Add to Technorati Favorites Filed under: reverence — LynneSchreiber @ 9:52 am

I had but a few minutes of quiet this morning from when I awoke until the kids came streaming into my room. And in that time, I pulled up the bamboo shade above my bed and watched the sky turn from sea-blue to pink to strings of yellow-white sun and a striking day in all its brightness right outside my window.

By then, Asher had arrived, and Eliana too. She with a book for us to read, Eric Carle’s Pancakes! Pancakes! We burrowed down into the blankets and then I found Hemingway’s The Sun Also Rises on TV and we watched the toreador’s waving red at a fairly tame bull while a woman with a pillbox hat cheered from the stands.

And then Shaya slinked in, finding space between his sister and his brother, and Asher was reading The Hardy Boys. And so it was a good morning, a good beginning, on a slow day in January, just after the new year.

With the beginning of a decade and the ending of fear, I am hoping for peace and simplicity in 2010. I am paring down the clutter and the poisonous people and becoming highly selective of who gets close.

In 2009, I battled with individuals who lacked character. I struggled to fit them into the fold of my path but really, they never did. There are remnants, now, spilling over into the new space but as soon as I clear the air and banish the threads of poison from my midst, the sunrise will shine brighter, the snow gleam under the sun.

There is a flower the peeks up through the sun, determined as ever to fight for its very breath amid the death of winter. The crocus is beautiful, full of color, and strong. It noses its way through the snowbanks to see the light of the sun and feel the warmth of promise on the wind.

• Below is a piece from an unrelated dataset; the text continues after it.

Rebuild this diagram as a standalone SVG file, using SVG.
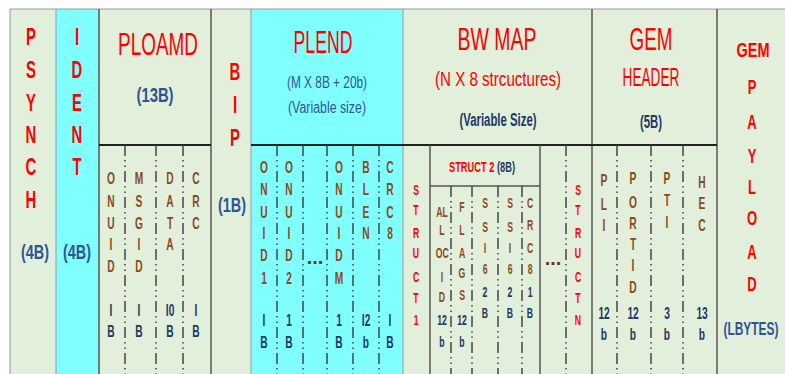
<svg xmlns="http://www.w3.org/2000/svg" width="785" height="374" viewBox="0 0 785 374">
<style>
text{font-family:"Liberation Sans",Arial,sans-serif;text-anchor:middle}
.n{transform-box:fill-box;transform-origin:center;transform:scaleX(0.62)}
.rv{font-size:24px;font-weight:bold;fill:#ff0000}
.rt{font-size:30.7px;fill:#ff0000}
.bl{font-size:20px;font-weight:bold;fill:#2f5597}
.blr{font-size:16px;fill:#2f5597}
.br{font-size:16.5px;font-weight:bold;fill:#8b4a1c}
.bs{font-size:14px;font-weight:bold;fill:#8b4a1c}
.nv{font-size:16.5px;font-weight:bold;fill:#203864}
.nvs{font-size:14px;font-weight:bold;fill:#203864}
.rs{font-size:14px;font-weight:bold;fill:#ff0000}
.dots{font-size:20px;font-weight:bold;fill:#6b3a14}
.g{fill:#e2efda}
.c{fill:#80ffff}
.col{stroke:#555;stroke-width:1.5}
.coll{stroke:#999;stroke-width:1}
.hl{stroke:#222;stroke-width:2}
.dd{stroke:#444;stroke-width:1.5;stroke-dasharray:11 4 1.5 4 1.5 4}
</style>
<rect x="0" y="0" width="785" height="374" fill="#ffffff"/>
<g id="backgrounds">
<rect class="g" x="10" y="9" width="46" height="365"/>
<rect class="c" x="56" y="9" width="43" height="365"/>
<rect class="g" x="99" y="9" width="112" height="365"/>
<rect class="g" x="211" y="9" width="40" height="365"/>
<rect class="c" x="251" y="9" width="152" height="365"/>
<rect class="g" x="403" y="9" width="189" height="365"/>
<rect class="g" x="592" y="9" width="125" height="365"/>
<rect class="g" x="717" y="9" width="68" height="365"/>
<line class="coll" x1="10" y1="9" x2="785" y2="9"/>
</g>
<g id="dividers">
<line class="coll" x1="10" y1="9" x2="10" y2="374"/>
<line class="coll" x1="56" y1="9" x2="56" y2="374"/>
<line class="col" x1="99" y1="9" x2="99" y2="374"/>
<line class="col" x1="211" y1="9" x2="211" y2="374"/>
<line class="coll" x1="251" y1="9" x2="251" y2="374"/>
<line class="coll" x1="403" y1="9" x2="403" y2="374"/>
<line class="col" x1="592" y1="9" x2="592" y2="374"/>
<line class="col" x1="717" y1="9" x2="717" y2="374"/>
<line class="hl" x1="99" y1="145" x2="211" y2="145"/>
<line class="hl" x1="251" y1="145" x2="717" y2="145"/>
<line class="dd" x1="125" y1="145" x2="125" y2="374"/>
<line class="dd" x1="156" y1="145" x2="156" y2="374"/>
<line class="dd" x1="183" y1="145" x2="183" y2="374"/>
<line class="dd" x1="277" y1="145" x2="277" y2="374"/>
<line class="dd" x1="303" y1="145" x2="303" y2="374"/>
<line class="dd" x1="327" y1="145" x2="327" y2="374"/>
<line class="dd" x1="353" y1="145" x2="353" y2="374"/>
<line class="dd" x1="379" y1="145" x2="379" y2="374"/>
<line class="col" x1="430" y1="145" x2="430" y2="374"/>
<line class="col" x1="540" y1="145" x2="540" y2="374"/>
<line class="col" x1="430" y1="186" x2="540" y2="186"/>
<line class="dd" x1="451" y1="186" x2="451" y2="374"/>
<line class="dd" x1="472" y1="186" x2="472" y2="374"/>
<line class="dd" x1="498" y1="186" x2="498" y2="374"/>
<line class="dd" x1="522" y1="186" x2="522" y2="374"/>
<line class="dd" x1="566" y1="145" x2="566" y2="374"/>
<line class="dd" x1="617" y1="145" x2="617" y2="374"/>
<line class="dd" x1="651" y1="145" x2="651" y2="374"/>
<line class="dd" x1="683" y1="145" x2="683" y2="374"/>
</g>
<g id="psynch">
<text class="rv n" x="31" y="45.5">P</text>
<text class="rv n" x="31" y="78.5">S</text>
<text class="rv n" x="31" y="111.5">Y</text>
<text class="rv n" x="31" y="143.5">N</text>
<text class="rv n" x="31" y="175.5">C</text>
<text class="rv n" x="31" y="208.5">H</text>
<text class="bl" x="35" y="259" textLength="28" lengthAdjust="spacingAndGlyphs">(4B)</text>
</g>
<g id="ident">
<text class="rv n" x="77" y="45.5">I</text>
<text class="rv n" x="77" y="78.5">D</text>
<text class="rv n" x="77" y="111.5">E</text>
<text class="rv n" x="77" y="143.5">N</text>
<text class="rv n" x="77" y="175.5">T</text>
<text class="bl" x="77" y="259" textLength="28" lengthAdjust="spacingAndGlyphs">(4B)</text>
</g>
<g id="ploamd">
<text class="rt" x="158" y="55" textLength="80" lengthAdjust="spacingAndGlyphs">PLOAMD</text>
<text class="bl" x="155" y="102" textLength="37" lengthAdjust="spacingAndGlyphs">(13B)</text>
<g id="ploamd-onuid">
<text class="br n" x="111" y="184">O</text><text class="br n" x="111" y="207">N</text><text class="br n" x="111" y="229">U</text><text class="br n" x="111" y="250">I</text><text class="br n" x="111" y="272">D</text>
<text class="nv n" x="111" y="316">I</text><text class="nv n" x="111" y="337">B</text>
</g>
<g id="ploamd-msgid">
<text class="br n" x="139" y="184">M</text><text class="br n" x="139" y="207">S</text><text class="br n" x="139" y="229">G</text><text class="br n" x="139" y="250">I</text><text class="br n" x="139" y="272">D</text>
<text class="nv n" x="139" y="316">I</text><text class="nv n" x="139" y="337">B</text>
</g>
<g id="ploamd-data">
<text class="br n" x="170" y="184">D</text><text class="br n" x="170" y="207">A</text><text class="br n" x="170" y="229">T</text><text class="br n" x="170" y="250">A</text>
<text class="nv n" x="170" y="316">I0</text><text class="nv n" x="170" y="337">B</text>
</g>
<g id="ploamd-crc">
<text class="br n" x="196" y="184">C</text><text class="br n" x="196" y="207">R</text><text class="br n" x="196" y="229">C</text>
<text class="nv n" x="196" y="316">I</text><text class="nv n" x="196" y="337">B</text>
</g>
</g>
<g id="bip">
<text class="rv n" x="235" y="80">B</text>
<text class="rv n" x="235" y="113">I</text>
<text class="rv n" x="235" y="146.5">P</text>
<text class="bl" x="232" y="212" textLength="28" lengthAdjust="spacingAndGlyphs">(1B)</text>
</g>
<g id="plend">
<text class="rt" x="323" y="53" textLength="59" lengthAdjust="spacingAndGlyphs">PLEND</text>
<text class="blr" x="327" y="88" textLength="80" lengthAdjust="spacingAndGlyphs">(M X 8B + 20b)</text>
<text class="blr" x="327" y="112.5" textLength="78" lengthAdjust="spacingAndGlyphs">(Variable size)</text>
<g id="plend-onuid1">
<text class="br n" x="264" y="173">O</text><text class="br n" x="264" y="195">N</text><text class="br n" x="264" y="218">U</text><text class="br n" x="264" y="239">I</text><text class="br n" x="264" y="261">D</text><text class="br n" x="264" y="284">1</text>
<text class="nv n" x="264" y="326">I</text><text class="nv n" x="264" y="348">B</text>
</g>
<g id="plend-onuid2">
<text class="br n" x="289" y="173">O</text><text class="br n" x="289" y="195">N</text><text class="br n" x="289" y="218">U</text><text class="br n" x="289" y="239">I</text><text class="br n" x="289" y="261">D</text><text class="br n" x="289" y="284">2</text>
<text class="nv n" x="289" y="326">1</text><text class="nv n" x="289" y="348">B</text>
</g>
<text class="dots" x="315" y="264">...</text>
<g id="plend-onuidm">
<text class="br n" x="339" y="173">O</text><text class="br n" x="339" y="195">N</text><text class="br n" x="339" y="218">U</text><text class="br n" x="339" y="239">I</text><text class="br n" x="339" y="261">D</text><text class="br n" x="339" y="284">M</text>
<text class="nv n" x="339" y="326">1</text><text class="nv n" x="339" y="348">B</text>
</g>
<g id="plend-blen">
<text class="br n" x="366" y="173">B</text><text class="br n" x="366" y="195">L</text><text class="br n" x="366" y="218">E</text><text class="br n" x="366" y="239">N</text>
<text class="nv n" x="366" y="326">I2</text><text class="nv n" x="366" y="348">b</text>
</g>
<g id="plend-crc8">
<text class="br n" x="390" y="173">C</text><text class="br n" x="390" y="195">R</text><text class="br n" x="390" y="218">C</text><text class="br n" x="390" y="239">8</text>
<text class="nv n" x="390" y="326">I</text><text class="nv n" x="390" y="348">B</text>
</g>
</g>
<g id="bwmap">
<text class="rt" x="497" y="50" textLength="79" lengthAdjust="spacingAndGlyphs">BW MAP</text>
<text class="rt" x="498" y="86" style="font-size:19.5px" textLength="126" lengthAdjust="spacingAndGlyphs">(N X 8 strcuctures)</text>
<text class="nv" x="498" y="126" style="font-size:18px" textLength="77" lengthAdjust="spacingAndGlyphs">(Variable Size)</text>
<g id="struct1">
<text class="rs n" x="416" y="195">S</text><text class="rs n" x="416" y="215">T</text><text class="rs n" x="416" y="238">R</text><text class="rs n" x="416" y="258">U</text><text class="rs n" x="416" y="282">C</text><text class="rs n" x="416" y="303">T</text><text class="rs n" x="416" y="325">1</text>
</g>
<g id="struct2">
<text x="482" y="172" style="font-size:15.5px;font-weight:bold" textLength="66" lengthAdjust="spacingAndGlyphs"><tspan fill="#ff0000">STRUCT 2 </tspan><tspan fill="#203864">(8B)</tspan></text>
<g id="allocid">
<text class="bs n" x="442" y="217">AL</text><text class="bs n" x="442" y="235">L</text><text class="bs n" x="442" y="258">OC</text><text class="bs n" x="442" y="282">I</text><text class="bs n" x="442" y="302">D</text>
<text class="nvs n" x="442" y="325">12</text><text class="nvs n" x="442" y="347">b</text>
</g>
<g id="flags">
<text class="bs n" x="462" y="212">F</text><text class="bs n" x="462" y="235">L</text><text class="bs n" x="462" y="258">A</text><text class="bs n" x="462" y="278">G</text><text class="bs n" x="462" y="300">S</text>
<text class="nvs n" x="462" y="325">12</text><text class="nvs n" x="462" y="347">b</text>
</g>
<g id="ssi6a">
<text class="bs n" x="485" y="208">S</text><text class="bs n" x="485" y="232">S</text><text class="bs n" x="485" y="253">I</text><text class="bs n" x="485" y="274">6</text>
<text class="nvs n" x="485" y="297">2</text><text class="nvs n" x="485" y="318">B</text>
</g>
<g id="ssi6b">
<text class="bs n" x="510" y="208">S</text><text class="bs n" x="510" y="232">S</text><text class="bs n" x="510" y="253">I</text><text class="bs n" x="510" y="274">6</text>
<text class="nvs n" x="510" y="297">2</text><text class="nvs n" x="510" y="318">B</text>
</g>
<g id="crc8">
<text class="bs n" x="530" y="208">C</text><text class="bs n" x="530" y="230">R</text><text class="bs n" x="530" y="253">C</text><text class="bs n" x="530" y="274">8</text>
<text class="nvs n" x="530" y="297">1</text><text class="nvs n" x="530" y="318">B</text>
</g>
</g>
<text class="dots" x="553" y="265">...</text>
<g id="structn">
<text class="rs n" x="578" y="195">S</text><text class="rs n" x="578" y="215">T</text><text class="rs n" x="578" y="238">R</text><text class="rs n" x="578" y="258">U</text><text class="rs n" x="578" y="282">C</text><text class="rs n" x="578" y="303">T</text><text class="rs n" x="578" y="325">N</text>
</g>
</g>
<g id="gemheader">
<text class="rt" x="651" y="50" textLength="43" lengthAdjust="spacingAndGlyphs">GEM</text>
<text class="rt" x="651" y="86" style="font-size:25px" textLength="57" lengthAdjust="spacingAndGlyphs">HEADER</text>
<text class="nv" x="651" y="128" style="font-size:18px" textLength="22" lengthAdjust="spacingAndGlyphs">(5B)</text>
<g id="pli">
<text class="br n" x="604" y="186">P</text><text class="br n" x="604" y="210">L</text><text class="br n" x="604" y="231">I</text>
<text class="nv n" x="604" y="319">12</text><text class="nv n" x="604" y="340">b</text>
</g>
<g id="portid">
<text class="br n" x="633" y="184">P</text><text class="br n" x="633" y="208">O</text><text class="br n" x="633" y="229">R</text><text class="br n" x="633" y="250">T</text><text class="br n" x="633" y="271">I</text><text class="br n" x="633" y="293">D</text>
<text class="nv n" x="633" y="319">12</text><text class="nv n" x="633" y="340">b</text>
</g>
<g id="pti">
<text class="br n" x="667" y="184">P</text><text class="br n" x="667" y="206">T</text><text class="br n" x="667" y="228">I</text>
<text class="nv n" x="667" y="319">3</text><text class="nv n" x="667" y="340">b</text>
</g>
<g id="hec">
<text class="br n" x="702" y="188">H</text><text class="br n" x="702" y="209">E</text><text class="br n" x="702" y="231">C</text>
<text class="nv n" x="702" y="319">13</text><text class="nv n" x="702" y="340">b</text>
</g>
</g>
<g id="gempayload">
<text class="rv" x="753" y="57" style="font-size:21px" textLength="33" lengthAdjust="spacingAndGlyphs">GEM</text>
<text class="rv n" x="752" y="94.5" style="font-size:21px">P</text>
<text class="rv n" x="752" y="129.5" style="font-size:21px">A</text>
<text class="rv n" x="752" y="163.5" style="font-size:21px">Y</text>
<text class="rv n" x="752" y="194.5" style="font-size:21px">L</text>
<text class="rv n" x="752" y="225.5" style="font-size:21px">O</text>
<text class="rv n" x="752" y="259.5" style="font-size:21px">A</text>
<text class="rv n" x="752" y="291.5" style="font-size:21px">D</text>
<text class="bl" x="751" y="335" style="font-size:19px" textLength="55" lengthAdjust="spacingAndGlyphs">(LBYTES)</text>
</g>
</svg>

I have long believed in the infinite possibilities of each day. I refuse to believe in betrayal, even though it abounds all around me. I am truly a glass-half-full and it is into my aching words that I pour whatever discontent or disbelief I stumble over on this knotty path of life.

But life is good. It is the one true gift and one thing I took from my days in religion was a simple morning prayer, which recognizes in the sunrise, the very miracle of each new day, of the next breath coming, of morning as a new chance to start fresh.